DATA SEGMENT:
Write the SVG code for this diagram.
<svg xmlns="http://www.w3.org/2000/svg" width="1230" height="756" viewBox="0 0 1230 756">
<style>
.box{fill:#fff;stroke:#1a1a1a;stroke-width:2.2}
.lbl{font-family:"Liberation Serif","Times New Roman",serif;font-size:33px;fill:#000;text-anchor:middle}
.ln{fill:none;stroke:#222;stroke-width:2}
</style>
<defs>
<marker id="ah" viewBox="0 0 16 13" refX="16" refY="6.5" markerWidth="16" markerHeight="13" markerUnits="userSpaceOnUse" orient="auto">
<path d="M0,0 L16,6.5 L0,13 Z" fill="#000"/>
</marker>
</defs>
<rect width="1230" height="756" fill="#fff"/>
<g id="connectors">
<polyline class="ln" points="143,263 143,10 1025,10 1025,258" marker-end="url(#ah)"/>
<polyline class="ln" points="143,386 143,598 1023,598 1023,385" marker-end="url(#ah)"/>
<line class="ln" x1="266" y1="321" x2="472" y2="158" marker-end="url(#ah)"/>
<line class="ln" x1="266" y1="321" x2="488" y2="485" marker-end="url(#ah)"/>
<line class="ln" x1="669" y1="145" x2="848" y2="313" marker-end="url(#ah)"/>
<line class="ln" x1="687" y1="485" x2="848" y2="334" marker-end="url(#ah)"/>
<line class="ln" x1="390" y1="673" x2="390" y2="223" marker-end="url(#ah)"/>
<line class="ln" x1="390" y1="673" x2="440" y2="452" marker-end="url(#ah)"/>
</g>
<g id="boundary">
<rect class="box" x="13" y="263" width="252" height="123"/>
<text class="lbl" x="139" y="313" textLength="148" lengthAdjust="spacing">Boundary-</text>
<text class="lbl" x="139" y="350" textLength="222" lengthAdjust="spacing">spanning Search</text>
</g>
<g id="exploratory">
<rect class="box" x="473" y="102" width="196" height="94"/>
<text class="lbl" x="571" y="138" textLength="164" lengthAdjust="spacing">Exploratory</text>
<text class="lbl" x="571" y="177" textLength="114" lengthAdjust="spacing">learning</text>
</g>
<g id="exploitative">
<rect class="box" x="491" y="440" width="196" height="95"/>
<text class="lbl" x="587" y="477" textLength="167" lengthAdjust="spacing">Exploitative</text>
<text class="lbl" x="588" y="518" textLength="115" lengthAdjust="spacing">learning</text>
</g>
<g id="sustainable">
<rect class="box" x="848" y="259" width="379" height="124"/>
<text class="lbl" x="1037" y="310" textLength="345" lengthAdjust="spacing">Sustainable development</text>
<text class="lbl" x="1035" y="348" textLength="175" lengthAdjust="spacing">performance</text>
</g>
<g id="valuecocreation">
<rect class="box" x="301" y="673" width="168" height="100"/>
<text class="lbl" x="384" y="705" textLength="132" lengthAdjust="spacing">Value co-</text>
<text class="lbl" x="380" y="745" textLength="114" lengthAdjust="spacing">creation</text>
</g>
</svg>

THE PROBLEM: Extract all of the data above and output it character for character.

SOLUTION FOR THIS EXERCISE:
Write the SVG code for this diagram.
<svg xmlns="http://www.w3.org/2000/svg" width="1230" height="756" viewBox="0 0 1230 756">
<style>
.box{fill:#fff;stroke:#1a1a1a;stroke-width:2.2}
.lbl{font-family:"Liberation Serif","Times New Roman",serif;font-size:33px;fill:#000;text-anchor:middle}
.ln{fill:none;stroke:#222;stroke-width:2}
</style>
<defs>
<marker id="ah" viewBox="0 0 16 13" refX="16" refY="6.5" markerWidth="16" markerHeight="13" markerUnits="userSpaceOnUse" orient="auto">
<path d="M0,0 L16,6.5 L0,13 Z" fill="#000"/>
</marker>
</defs>
<rect width="1230" height="756" fill="#fff"/>
<g id="connectors">
<polyline class="ln" points="143,263 143,10 1025,10 1025,258" marker-end="url(#ah)"/>
<polyline class="ln" points="143,386 143,598 1023,598 1023,385" marker-end="url(#ah)"/>
<line class="ln" x1="266" y1="321" x2="472" y2="158" marker-end="url(#ah)"/>
<line class="ln" x1="266" y1="321" x2="488" y2="485" marker-end="url(#ah)"/>
<line class="ln" x1="669" y1="145" x2="848" y2="313" marker-end="url(#ah)"/>
<line class="ln" x1="687" y1="485" x2="848" y2="334" marker-end="url(#ah)"/>
<line class="ln" x1="390" y1="673" x2="390" y2="223" marker-end="url(#ah)"/>
<line class="ln" x1="390" y1="673" x2="440" y2="452" marker-end="url(#ah)"/>
</g>
<g id="boundary">
<rect class="box" x="13" y="263" width="252" height="123"/>
<text class="lbl" x="139" y="313" textLength="148" lengthAdjust="spacing">Boundary-</text>
<text class="lbl" x="139" y="350" textLength="222" lengthAdjust="spacing">spanning Search</text>
</g>
<g id="exploratory">
<rect class="box" x="473" y="102" width="196" height="94"/>
<text class="lbl" x="571" y="138" textLength="164" lengthAdjust="spacing">Exploratory</text>
<text class="lbl" x="571" y="177" textLength="114" lengthAdjust="spacing">learning</text>
</g>
<g id="exploitative">
<rect class="box" x="491" y="440" width="196" height="95"/>
<text class="lbl" x="587" y="477" textLength="167" lengthAdjust="spacing">Exploitative</text>
<text class="lbl" x="588" y="518" textLength="115" lengthAdjust="spacing">learning</text>
</g>
<g id="sustainable">
<rect class="box" x="848" y="259" width="379" height="124"/>
<text class="lbl" x="1037" y="310" textLength="345" lengthAdjust="spacing">Sustainable development</text>
<text class="lbl" x="1035" y="348" textLength="175" lengthAdjust="spacing">performance</text>
</g>
<g id="valuecocreation">
<rect class="box" x="301" y="673" width="168" height="100"/>
<text class="lbl" x="384" y="705" textLength="132" lengthAdjust="spacing">Value co-</text>
<text class="lbl" x="380" y="745" textLength="114" lengthAdjust="spacing">creation</text>
</g>
</svg>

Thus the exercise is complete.